Discover the mysterious Chorus from the Auroras.
☢️ What Solar Storms Do to the Ionosphere (and Your Ears)
During a strong geomagnetic storm, charged particles from the Sun slam into Earth’s magnetic field, pumping energy into the upper atmosphere. The result?
- Auroras light up the sky
- The ionosphere becomes turbulent and bubbly
- Electron density changes rapidly and chaotically
Shortwave signals like WWV have to bounce off this charged layer to reach distant listeners. When the ionosphere is in turmoil, the radio path isn’t a smooth mirror — it’s a broken funhouse of bending, scattering, and multipath echoes.
That’s when you hear:
- Warbling tones as the signal Doppler-shifts with moving ionospheric “bubbles”
- Flutter and fading as multiple paths interfere
- Wavering pitch and “underwater” effects as the carrier bends and slides
The same storm-driven fluctuations that turned WWV into strange sound art can also mess with GPS, especially in high-precision applications. GPS-guided farm equipment, for example, may wander off track or “go crazy” when the ionosphere is this disturbed.
📡 When Atomic Time Comes Back From the Dead
About twelve hours later, the storm calmed down. The auroras faded. The ionosphere relaxed.
Backus tuned back to WWV and hit record again. And just like that, the weirdness was gone. The metronome tick returned to its usual, almost hypnotic stability.
From haunted to perfect in half a day.
For ham radio operators, events like this are a reminder that space weather is not abstract. It’s audible. It’s local. It turns invisible solar storms into something you can literally hear in your headphones.
Most days, WWV sounds like order. During a geomagnetic storm, it sounds like the Sun reaching down to poke the ionosphere with a stick.
Discover the strange sounds from meteor fireballs.
FAQ — Solar Storms, WWV & Warbling Time Signals
What is WWV and why do ham radio operators listen to it?
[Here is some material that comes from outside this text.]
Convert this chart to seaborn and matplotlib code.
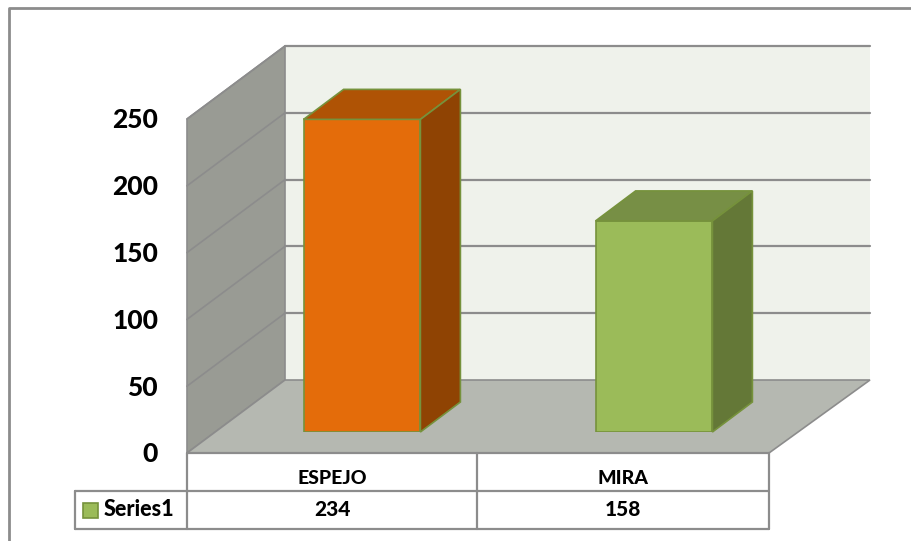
import matplotlib
matplotlib.use("Agg")
import matplotlib.pyplot as plt
from matplotlib.patches import Polygon, Rectangle
import pandas as pd
import seaborn as sns

categories = ["ESPEJO", "MIRA"]
values = [234, 158]
y_ticks = [0, 50, 100, 150, 200, 250]
series_name = "Series1"

W, H = 912, 541
front = ["#E46C0A", "#9BBB59"]
top = ["#AF5305", "#778F45"]
side = ["#8F4303", "#647837"]
edge = "#76923C"
line = "#8C8C8C"
ink = "#000000"

sns.set_theme(style="white")
plt.rcParams["font.family"] = ["Lato", "DejaVu Sans"]

fig = plt.figure(figsize=(W / 100, H / 100), dpi=100, facecolor="white")

# pixel canvas for the box walls and the table
bg = fig.add_axes([0, 0, 1, 1])
bg.set_xlim(0, W)
bg.set_ylim(H, 0)
bg.axis("off")

# front corner of wall, and how far the box goes back
x0, x1 = 187, 769
back_l, back_r = 285, 870
wall_dy = -73
y_zero = 453
px_per_unit = 334 / 250


def ypos(v):
    return y_zero - v * px_per_unit


# chart frame, only top and left are inside the picture
bg.plot([9, 9, W], [H, 8, 8], color=line, lw=2, zorder=0)

# back wall
bg.add_patch(Polygon([(back_l, ypos(0) + wall_dy), (back_r, ypos(0) + wall_dy),
                      (back_r, ypos(250) + wall_dy), (back_l, ypos(250) + wall_dy)],
                     fc="#EFF2EB", ec="none", zorder=1))
# side wall
bg.add_patch(Polygon([(x0, ypos(0)), (back_l, ypos(0) + wall_dy),
                      (back_l, ypos(250) + wall_dy), (x0, ypos(250))],
                     fc="#999B94", ec=line, lw=1.2, zorder=1))
# floor
bg.add_patch(Polygon([(x0, ypos(0)), (back_l, ypos(0) + wall_dy),
                      (back_r, ypos(0) + wall_dy), (x1, ypos(0))],
                     fc="#B5B8B1", ec=line, lw=1.2, zorder=2))
for t in y_ticks:
    y = ypos(t)
    if t > 0:
        bg.plot([x0, back_l], [y, y + wall_dy], color=line, lw=1.2, zorder=2)
        bg.plot([back_l, back_r], [y + wall_dy, y + wall_dy], color=line, lw=1.6, zorder=2)
    bg.text(158, y + 1.5, str(t), ha="right", va="center", fontsize=19, fontweight="black",
            color=ink, zorder=5)

# data table under the chart
for x in [x0, 477, x1]:
    bg.plot([x, x], [y_zero, 529], color=line, lw=1.6, zorder=4)
bg.plot([x0, x1], [y_zero, y_zero], color=line, lw=1.6, zorder=4)
bg.plot([75, x1], [491, 491], color=line, lw=1.6, zorder=4)
bg.plot([75, x1], [529, 529], color=line, lw=1.6, zorder=4)
bg.plot([75, 75], [491, 529], color=line, lw=1.6, zorder=4)
bg.add_patch(Rectangle((83, 503), 15, 15, fc=front[1], ec=edge, lw=1.2, zorder=4))
bg.text(104, 510, series_name, ha="left", va="center", fontsize=15.5, fontweight="black",
        color=ink, zorder=5)
for cx, c, v in zip([332, 623], categories, values):
    bg.text(cx, 478, c, ha="center", va="center", fontsize=14, fontweight="black", color=ink, zorder=5)
    bg.text(cx, 510, str(v), ha="center", va="center", fontsize=15, fontweight="black", color=ink, zorder=5)

# bar axes sits in the plane of the bar fronts
ax_left, ax_right = 216, 800
ax_bottom = 432
ax_top = ax_bottom - 250 * px_per_unit
ax = fig.add_axes([ax_left / W, 1 - ax_bottom / H, (ax_right - ax_left) / W, (ax_bottom - ax_top) / H])
ax.patch.set_alpha(0)
df = pd.DataFrame({"place": categories, "count": values})
sns.barplot(data=df, x="place", y="count", hue="place", palette=front, width=0.4, saturation=1,
            edgecolor=edge, linewidth=1.2, legend=False, ax=ax, zorder=3)
ax.set_xlim(-0.5, 1.5)
ax.set_ylim(0, 250)
ax.axis("off")

# 3D faces worked out from the bars the library drew
depth_x, depth_y = 40, 30
to_data = ax.transData.inverted()
for i, bar in enumerate(list(ax.patches)):
    l, r = bar.get_x(), bar.get_x() + bar.get_width()
    h = bar.get_height()
    (lp, bp), (rp, tp) = ax.transData.transform([(l, 0), (r, h)])
    (lb, bb), (rb, tb) = to_data.transform([(lp + depth_x, bp + depth_y), (rp + depth_x, tp + depth_y)])
    ax.add_patch(Polygon([(l, h), (r, h), (rb, tb), (lb, tb)], fc=top[i], ec=edge, lw=1.2,
                         clip_on=False, zorder=3))
    ax.add_patch(Polygon([(r, 0), (rb, bb), (rb, tb), (r, h)], fc=side[i], ec=edge, lw=1.2,
                         clip_on=False, zorder=3))

fig.savefig("out.png", dpi=100)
WWV is a US government time and frequency standard station that broadcasts highly accurate atomic time signals on multiple shortwave frequencies. Ham radio operators use WWV to check propagation conditions, verify frequency accuracy, and monitor how space weather is affecting the ionosphere, because any disturbance shows up clearly on its normally stable signal.
Why did WWV sound warbly and distorted during the geomagnetic storm?
During a geomagnetic storm, charged particles from the Sun disturb Earth’s ionosphere, creating rapid changes in electron density. Shortwave signals like WWV that reflect from this layer can refract, scatter and arrive via multiple paths, producing flutter, warbling tones, heterodynes, and an “underwater” sound as the apparent pitch and amplitude fluctuate.
How could signals from Hawaii interfere with the WWV broadcast from Colorado?
The storm opened unusual propagation paths, allowing transmissions from a time signal station in Hawaii to reach Illinois at the same time as WWV in Colorado. When both carriers were received on similar frequencies, they produced overlapping audio and beat frequencies, making the normally clean tone sound complex and distorted.
Can solar storms also affect GPS and other modern systems?
Yes. The same ionospheric turbulence that distorts shortwave radio can degrade GPS signals, especially for high-precision receivers used in aviation, surveying, and agriculture. In intense storms, rapid fluctuations in electron density can cause GPS-guided equipment to show errors or behave unpredictably.
Did WWV return to normal after the storm subsided?
Once the geomagnetic storm weakened and the ionosphere stabilized again, the WWV signal quickly returned to its usual stable, metronomic tone. The warbling and distortion were confined to the period of strongest geomagnetic activity.